Transcribe the listing exactly, leaving out every picture.

═══ Supplied information

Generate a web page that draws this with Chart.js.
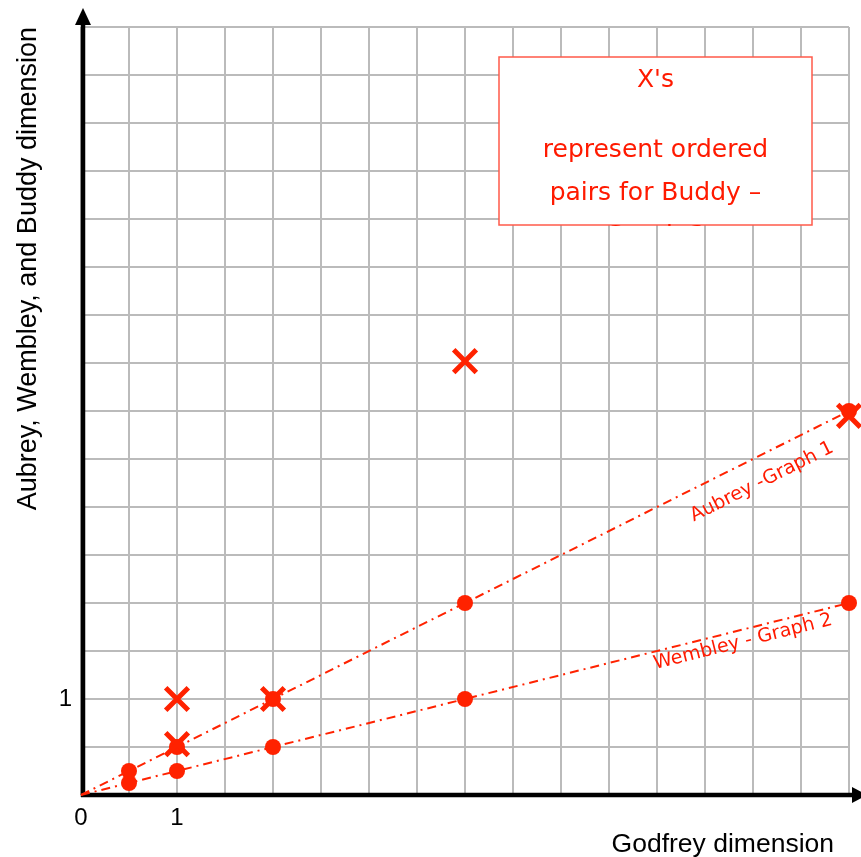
<!DOCTYPE html>
<html>
<head>
<meta charset="utf-8">
<script src="https://cdn.jsdelivr.net/npm/chart.js@4.4.1/dist/chart.umd.min.js"></script>
<style>
  html, body { margin: 0; padding: 0; background: #fff; }
  canvas { display: block; }
</style>
</head>
<body>
<canvas id="myChart" width="861" height="857"></canvas>
<script>
// values
var godfrey = [0, 0.5, 1, 2, 4, 8];
var aubrey  = [0, 0.25, 0.5, 1, 2, 4];
var wembley = [0, 0.125, 0.25, 0.5, 1, 2];
var buddyX  = [1, 1, 2, 4, 8];
var buddyY  = [1, 0.53, 1, 4.52, 3.95];
var xTickLabels = { 0: '0', 1: '1' };
var yTickLabels = { 1: '1' };
var boxLines = ["X's", '', 'represent ordered', 'pairs for Buddy \u2013', 'Graph 3'];

var red = '#ff2200';
var textRed = '#ff1a00';

function pairs(xs, ys) {
  return xs.map(function (v, i) { return { x: v, y: ys[i] }; });
}

var extras = {
  id: 'extras',
  beforeDatasetsDraw: function (chart) {
    var ctx = chart.ctx, x = chart.scales.x, y = chart.scales.y;
    var x0 = x.getPixelForValue(0), y0 = y.getPixelForValue(0);
    ctx.save();
    ctx.strokeStyle = '#000';
    ctx.fillStyle = '#000';
    ctx.lineWidth = 4.5;
    // y axis with arrow
    ctx.beginPath();
    ctx.moveTo(x0 + 2, y0 + 2);
    ctx.lineTo(x0 + 2, 22);
    ctx.stroke();
    ctx.beginPath();
    ctx.moveTo(x0 + 2, 8);
    ctx.lineTo(x0 - 6, 25);
    ctx.lineTo(x0 + 10, 25);
    ctx.closePath();
    ctx.fill();
    // x axis with arrow
    ctx.beginPath();
    ctx.moveTo(x0, y0);
    ctx.lineTo(855, y0);
    ctx.stroke();
    ctx.beginPath();
    ctx.moveTo(867, y0);
    ctx.lineTo(852, y0 - 8);
    ctx.lineTo(852, y0 + 8);
    ctx.closePath();
    ctx.fill();
    ctx.restore();
  },
  afterDraw: function (chart) {
    var ctx = chart.ctx, x = chart.scales.x, y = chart.scales.y;
    var x0 = x.getPixelForValue(0), y0 = y.getPixelForValue(0);
    ctx.save();

    // x axis title
    ctx.fillStyle = '#000';
    ctx.font = '26.5px "Liberation Sans"';
    ctx.textAlign = 'right';
    ctx.textBaseline = 'alphabetic';
    ctx.fillText('Godfrey dimension', 834, 852);

    // rotated line labels
    ctx.fillStyle = textRed;
    ctx.font = '19px "DejaVu Sans"';
    ctx.textAlign = 'center';
    ctx.textBaseline = 'middle';
    var a1 = Math.atan2(y.getPixelForValue(aubrey[5]) - y0, x.getPixelForValue(godfrey[5]) - x0);
    ctx.save();
    ctx.translate(762, 482);
    ctx.rotate(a1);
    ctx.fillText('Aubrey -Graph 1', 0, 0);
    ctx.restore();
    var a2 = Math.atan2(y.getPixelForValue(wembley[5]) - y0, x.getPixelForValue(godfrey[5]) - x0);
    ctx.save();
    ctx.translate(743, 642);
    ctx.rotate(a2);
    ctx.fillText('Wembley - Graph 2', 0, 0);
    ctx.restore();

    // note box
    var bx = 499, by = 57, bw = 313, bh = 168;
    ctx.fillStyle = '#fff';
    ctx.fillRect(bx, by, bw, bh);
    ctx.strokeStyle = '#ff5a4a';
    ctx.lineWidth = 1.5;
    ctx.strokeRect(bx, by, bw, bh);
    ctx.beginPath();
    ctx.rect(bx - 2, by, bw + 4, bh + 1);
    ctx.clip();
    ctx.fillStyle = textRed;
    ctx.font = '25px "DejaVu Sans"';
    var ly = [80, 115, 150, 193, 236];
    boxLines.forEach(function (t, i) {
      ctx.fillText(t, bx + bw / 2, ly[i]);
    });
    ctx.restore();
  }
};

var ctx = document.getElementById('myChart');
var myChart = new Chart(ctx, {
  type: 'scatter',
  data: {
    datasets: [{
      label: 'Buddy',
      data: pairs(buddyX, buddyY),
      pointStyle: 'crossRot',
      pointRadius: 16,
      borderColor: red,
      backgroundColor: red,
      pointBorderWidth: 5,
      showLine: false,
      clip: false
    }, {
      label: 'Aubrey - Graph 1',
      data: pairs(godfrey, aubrey),
      showLine: true,
      borderColor: red,
      borderWidth: 2,
      borderDash: [9, 5, 2, 5],
      backgroundColor: red,
      pointBorderWidth: 0,
      pointRadius: [0, 8, 8, 8, 8, 8],
      clip: false
    }, {
      label: 'Wembley - Graph 2',
      data: pairs(godfrey, wembley),
      showLine: true,
      borderColor: red,
      borderWidth: 2,
      borderDash: [9, 5, 2, 5],
      backgroundColor: red,
      pointBorderWidth: 0,
      pointRadius: [0, 8, 8, 8, 8, 8],
      clip: false
    }]
  },
  options: {
    responsive: false,
    animation: false,
    events: [],
    layout: {
      autoPadding: false,
      padding: { top: 27, right: 12, left: 0, bottom: 0 }
    },
    plugins: {
      legend: { display: false },
      tooltip: { enabled: false }
    },
    scales: {
      x: {
        type: 'linear',
        min: 0,
        max: 8,
        afterFit: function (s) {
          s.height = 62;
          s.paddingLeft = 0;
          s.paddingRight = 0;
        },
        border: { display: false },
        grid: { color: '#bbbbbb', lineWidth: 2, drawTicks: false },
        ticks: {
          stepSize: 0.5,
          autoSkip: false,
          maxRotation: 0,
          padding: 9,
          color: '#000',
          font: { family: 'Liberation Sans', size: 24 },
          callback: function (v) { return xTickLabels[v] || ''; }
        },
        title: { display: false }
      },
      y: {
        type: 'linear',
        min: 0,
        max: 8,
        afterFit: function (s) {
          s.width = 81;
          s.paddingTop = 0;
          s.paddingBottom = 0;
        },
        border: { display: false },
        grid: { color: '#bbbbbb', lineWidth: 2, drawTicks: false },
        ticks: {
          stepSize: 0.5,
          autoSkip: false,
          padding: 9,
          color: '#000',
          font: { family: 'Liberation Sans', size: 24 },
          callback: function (v) { return yTickLabels[v] || ''; }
        },
        title: {
          display: true,
          text: 'Aubrey, Wembley, and Buddy dimension',
          align: 'end',
          color: '#000',
          font: { family: 'Liberation Sans', size: 27, lineHeight: 1 },
          padding: { top: 15, bottom: 0 }
        }
      }
    }
  },
  plugins: [extras]
});
</script>
</body>
</html>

══════

* **Answer in full**:
Generate a web page that draws this with Chart.js.
<!DOCTYPE html>
<html>
<head>
<meta charset="utf-8">
<script src="https://cdn.jsdelivr.net/npm/chart.js@4.4.1/dist/chart.umd.min.js"></script>
<style>
  html, body { margin: 0; padding: 0; background: #fff; }
  canvas { display: block; }
</style>
</head>
<body>
<canvas id="myChart" width="861" height="857"></canvas>
<script>
// values
var godfrey = [0, 0.5, 1, 2, 4, 8];
var aubrey  = [0, 0.25, 0.5, 1, 2, 4];
var wembley = [0, 0.125, 0.25, 0.5, 1, 2];
var buddyX  = [1, 1, 2, 4, 8];
var buddyY  = [1, 0.53, 1, 4.52, 3.95];
var xTickLabels = { 0: '0', 1: '1' };
var yTickLabels = { 1: '1' };
var boxLines = ["X's", '', 'represent ordered', 'pairs for Buddy \u2013', 'Graph 3'];

var red = '#ff2200';
var textRed = '#ff1a00';

function pairs(xs, ys) {
  return xs.map(function (v, i) { return { x: v, y: ys[i] }; });
}

var extras = {
  id: 'extras',
  beforeDatasetsDraw: function (chart) {
    var ctx = chart.ctx, x = chart.scales.x, y = chart.scales.y;
    var x0 = x.getPixelForValue(0), y0 = y.getPixelForValue(0);
    ctx.save();
    ctx.strokeStyle = '#000';
    ctx.fillStyle = '#000';
    ctx.lineWidth = 4.5;
    // y axis with arrow
    ctx.beginPath();
    ctx.moveTo(x0 + 2, y0 + 2);
    ctx.lineTo(x0 + 2, 22);
    ctx.stroke();
    ctx.beginPath();
    ctx.moveTo(x0 + 2, 8);
    ctx.lineTo(x0 - 6, 25);
    ctx.lineTo(x0 + 10, 25);
    ctx.closePath();
    ctx.fill();
    // x axis with arrow
    ctx.beginPath();
    ctx.moveTo(x0, y0);
    ctx.lineTo(855, y0);
    ctx.stroke();
    ctx.beginPath();
    ctx.moveTo(867, y0);
    ctx.lineTo(852, y0 - 8);
    ctx.lineTo(852, y0 + 8);
    ctx.closePath();
    ctx.fill();
    ctx.restore();
  },
  afterDraw: function (chart) {
    var ctx = chart.ctx, x = chart.scales.x, y = chart.scales.y;
    var x0 = x.getPixelForValue(0), y0 = y.getPixelForValue(0);
    ctx.save();

    // x axis title
    ctx.fillStyle = '#000';
    ctx.font = '26.5px "Liberation Sans"';
    ctx.textAlign = 'right';
    ctx.textBaseline = 'alphabetic';
    ctx.fillText('Godfrey dimension', 834, 852);

    // rotated line labels
    ctx.fillStyle = textRed;
    ctx.font = '19px "DejaVu Sans"';
    ctx.textAlign = 'center';
    ctx.textBaseline = 'middle';
    var a1 = Math.atan2(y.getPixelForValue(aubrey[5]) - y0, x.getPixelForValue(godfrey[5]) - x0);
    ctx.save();
    ctx.translate(762, 482);
    ctx.rotate(a1);
    ctx.fillText('Aubrey -Graph 1', 0, 0);
    ctx.restore();
    var a2 = Math.atan2(y.getPixelForValue(wembley[5]) - y0, x.getPixelForValue(godfrey[5]) - x0);
    ctx.save();
    ctx.translate(743, 642);
    ctx.rotate(a2);
    ctx.fillText('Wembley - Graph 2', 0, 0);
    ctx.restore();

    // note box
    var bx = 499, by = 57, bw = 313, bh = 168;
    ctx.fillStyle = '#fff';
    ctx.fillRect(bx, by, bw, bh);
    ctx.strokeStyle = '#ff5a4a';
    ctx.lineWidth = 1.5;
    ctx.strokeRect(bx, by, bw, bh);
    ctx.beginPath();
    ctx.rect(bx - 2, by, bw + 4, bh + 1);
    ctx.clip();
    ctx.fillStyle = textRed;
    ctx.font = '25px "DejaVu Sans"';
    var ly = [80, 115, 150, 193, 236];
    boxLines.forEach(function (t, i) {
      ctx.fillText(t, bx + bw / 2, ly[i]);
    });
    ctx.restore();
  }
};

var ctx = document.getElementById('myChart');
var myChart = new Chart(ctx, {
  type: 'scatter',
  data: {
    datasets: [{
      label: 'Buddy',
      data: pairs(buddyX, buddyY),
      pointStyle: 'crossRot',
      pointRadius: 16,
      borderColor: red,
      backgroundColor: red,
      pointBorderWidth: 5,
      showLine: false,
      clip: false
    }, {
      label: 'Aubrey - Graph 1',
      data: pairs(godfrey, aubrey),
      showLine: true,
      borderColor: red,
      borderWidth: 2,
      borderDash: [9, 5, 2, 5],
      backgroundColor: red,
      pointBorderWidth: 0,
      pointRadius: [0, 8, 8, 8, 8, 8],
      clip: false
    }, {
      label: 'Wembley - Graph 2',
      data: pairs(godfrey, wembley),
      showLine: true,
      borderColor: red,
      borderWidth: 2,
      borderDash: [9, 5, 2, 5],
      backgroundColor: red,
      pointBorderWidth: 0,
      pointRadius: [0, 8, 8, 8, 8, 8],
      clip: false
    }]
  },
  options: {
    responsive: false,
    animation: false,
    events: [],
    layout: {
      autoPadding: false,
      padding: { top: 27, right: 12, left: 0, bottom: 0 }
    },
    plugins: {
      legend: { display: false },
      tooltip: { enabled: false }
    },
    scales: {
      x: {
        type: 'linear',
        min: 0,
        max: 8,
        afterFit: function (s) {
          s.height = 62;
          s.paddingLeft = 0;
          s.paddingRight = 0;
        },
        border: { display: false },
        grid: { color: '#bbbbbb', lineWidth: 2, drawTicks: false },
        ticks: {
          stepSize: 0.5,
          autoSkip: false,
          maxRotation: 0,
          padding: 9,
          color: '#000',
          font: { family: 'Liberation Sans', size: 24 },
          callback: function (v) { return xTickLabels[v] || ''; }
        },
        title: { display: false }
      },
      y: {
        type: 'linear',
        min: 0,
        max: 8,
        afterFit: function (s) {
          s.width = 81;
          s.paddingTop = 0;
          s.paddingBottom = 0;
        },
        border: { display: false },
        grid: { color: '#bbbbbb', lineWidth: 2, drawTicks: false },
        ticks: {
          stepSize: 0.5,
          autoSkip: false,
          padding: 9,
          color: '#000',
          font: { family: 'Liberation Sans', size: 24 },
          callback: function (v) { return yTickLabels[v] || ''; }
        },
        title: {
          display: true,
          text: 'Aubrey, Wembley, and Buddy dimension',
          align: 'end',
          color: '#000',
          font: { family: 'Liberation Sans', size: 27, lineHeight: 1 },
          padding: { top: 15, bottom: 0 }
        }
      }
    }
  },
  plugins: [extras]
});
</script>
</body>
</html>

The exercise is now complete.